— begin —

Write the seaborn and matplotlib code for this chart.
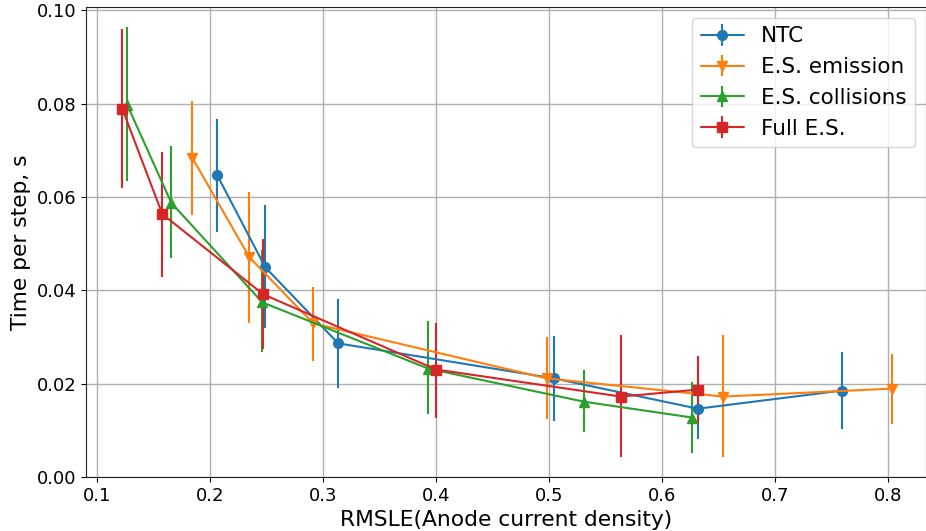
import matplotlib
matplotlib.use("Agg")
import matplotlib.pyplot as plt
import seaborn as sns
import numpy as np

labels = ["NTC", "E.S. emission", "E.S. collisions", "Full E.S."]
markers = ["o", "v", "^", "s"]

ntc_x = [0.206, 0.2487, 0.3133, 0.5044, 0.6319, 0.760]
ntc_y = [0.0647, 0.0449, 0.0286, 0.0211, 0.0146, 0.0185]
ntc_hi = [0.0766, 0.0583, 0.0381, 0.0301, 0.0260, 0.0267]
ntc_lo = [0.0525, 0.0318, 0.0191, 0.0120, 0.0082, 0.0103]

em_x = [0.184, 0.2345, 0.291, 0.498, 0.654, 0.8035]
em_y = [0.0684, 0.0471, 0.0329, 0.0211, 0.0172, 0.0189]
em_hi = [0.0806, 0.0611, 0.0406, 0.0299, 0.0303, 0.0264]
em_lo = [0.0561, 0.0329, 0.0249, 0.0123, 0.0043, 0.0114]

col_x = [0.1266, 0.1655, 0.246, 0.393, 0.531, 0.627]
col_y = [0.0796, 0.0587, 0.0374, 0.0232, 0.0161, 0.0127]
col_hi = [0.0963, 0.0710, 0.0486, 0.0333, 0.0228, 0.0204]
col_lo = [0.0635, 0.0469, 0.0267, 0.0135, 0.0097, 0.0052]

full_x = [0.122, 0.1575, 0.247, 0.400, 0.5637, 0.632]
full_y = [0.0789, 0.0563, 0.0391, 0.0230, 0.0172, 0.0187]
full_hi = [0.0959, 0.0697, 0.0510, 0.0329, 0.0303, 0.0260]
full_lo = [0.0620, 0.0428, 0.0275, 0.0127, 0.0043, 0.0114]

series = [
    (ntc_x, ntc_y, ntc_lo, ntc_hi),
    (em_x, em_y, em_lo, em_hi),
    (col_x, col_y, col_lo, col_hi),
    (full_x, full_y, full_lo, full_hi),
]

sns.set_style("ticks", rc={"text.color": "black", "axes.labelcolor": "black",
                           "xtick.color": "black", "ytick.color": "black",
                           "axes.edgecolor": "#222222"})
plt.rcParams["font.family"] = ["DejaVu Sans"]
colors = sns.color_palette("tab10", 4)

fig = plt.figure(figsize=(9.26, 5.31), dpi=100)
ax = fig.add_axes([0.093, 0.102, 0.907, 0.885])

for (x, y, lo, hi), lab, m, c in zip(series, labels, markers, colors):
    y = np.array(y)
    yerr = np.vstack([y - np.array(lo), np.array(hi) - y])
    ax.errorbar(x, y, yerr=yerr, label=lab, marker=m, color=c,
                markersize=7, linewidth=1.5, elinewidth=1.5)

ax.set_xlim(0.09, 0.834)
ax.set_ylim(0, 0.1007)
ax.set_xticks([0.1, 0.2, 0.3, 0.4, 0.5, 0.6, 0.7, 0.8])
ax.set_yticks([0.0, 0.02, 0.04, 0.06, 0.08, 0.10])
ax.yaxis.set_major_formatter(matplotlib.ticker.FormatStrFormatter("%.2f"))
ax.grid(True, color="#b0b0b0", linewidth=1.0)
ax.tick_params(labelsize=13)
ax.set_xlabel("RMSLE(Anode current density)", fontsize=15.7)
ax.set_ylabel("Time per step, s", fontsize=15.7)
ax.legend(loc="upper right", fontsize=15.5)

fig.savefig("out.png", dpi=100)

— end —

## Requirements
Transcribe all the lines above exactly, apart from the pictures.

## Response for this exercise
Write the seaborn and matplotlib code for this chart.
import matplotlib
matplotlib.use("Agg")
import matplotlib.pyplot as plt
import seaborn as sns
import numpy as np

labels = ["NTC", "E.S. emission", "E.S. collisions", "Full E.S."]
markers = ["o", "v", "^", "s"]

ntc_x = [0.206, 0.2487, 0.3133, 0.5044, 0.6319, 0.760]
ntc_y = [0.0647, 0.0449, 0.0286, 0.0211, 0.0146, 0.0185]
ntc_hi = [0.0766, 0.0583, 0.0381, 0.0301, 0.0260, 0.0267]
ntc_lo = [0.0525, 0.0318, 0.0191, 0.0120, 0.0082, 0.0103]

em_x = [0.184, 0.2345, 0.291, 0.498, 0.654, 0.8035]
em_y = [0.0684, 0.0471, 0.0329, 0.0211, 0.0172, 0.0189]
em_hi = [0.0806, 0.0611, 0.0406, 0.0299, 0.0303, 0.0264]
em_lo = [0.0561, 0.0329, 0.0249, 0.0123, 0.0043, 0.0114]

col_x = [0.1266, 0.1655, 0.246, 0.393, 0.531, 0.627]
col_y = [0.0796, 0.0587, 0.0374, 0.0232, 0.0161, 0.0127]
col_hi = [0.0963, 0.0710, 0.0486, 0.0333, 0.0228, 0.0204]
col_lo = [0.0635, 0.0469, 0.0267, 0.0135, 0.0097, 0.0052]

full_x = [0.122, 0.1575, 0.247, 0.400, 0.5637, 0.632]
full_y = [0.0789, 0.0563, 0.0391, 0.0230, 0.0172, 0.0187]
full_hi = [0.0959, 0.0697, 0.0510, 0.0329, 0.0303, 0.0260]
full_lo = [0.0620, 0.0428, 0.0275, 0.0127, 0.0043, 0.0114]

series = [
    (ntc_x, ntc_y, ntc_lo, ntc_hi),
    (em_x, em_y, em_lo, em_hi),
    (col_x, col_y, col_lo, col_hi),
    (full_x, full_y, full_lo, full_hi),
]

sns.set_style("ticks", rc={"text.color": "black", "axes.labelcolor": "black",
                           "xtick.color": "black", "ytick.color": "black",
                           "axes.edgecolor": "#222222"})
plt.rcParams["font.family"] = ["DejaVu Sans"]
colors = sns.color_palette("tab10", 4)

fig = plt.figure(figsize=(9.26, 5.31), dpi=100)
ax = fig.add_axes([0.093, 0.102, 0.907, 0.885])

for (x, y, lo, hi), lab, m, c in zip(series, labels, markers, colors):
    y = np.array(y)
    yerr = np.vstack([y - np.array(lo), np.array(hi) - y])
    ax.errorbar(x, y, yerr=yerr, label=lab, marker=m, color=c,
                markersize=7, linewidth=1.5, elinewidth=1.5)

ax.set_xlim(0.09, 0.834)
ax.set_ylim(0, 0.1007)
ax.set_xticks([0.1, 0.2, 0.3, 0.4, 0.5, 0.6, 0.7, 0.8])
ax.set_yticks([0.0, 0.02, 0.04, 0.06, 0.08, 0.10])
ax.yaxis.set_major_formatter(matplotlib.ticker.FormatStrFormatter("%.2f"))
ax.grid(True, color="#b0b0b0", linewidth=1.0)
ax.tick_params(labelsize=13)
ax.set_xlabel("RMSLE(Anode current density)", fontsize=15.7)
ax.set_ylabel("Time per step, s", fontsize=15.7)
ax.legend(loc="upper right", fontsize=15.5)

fig.savefig("out.png", dpi=100)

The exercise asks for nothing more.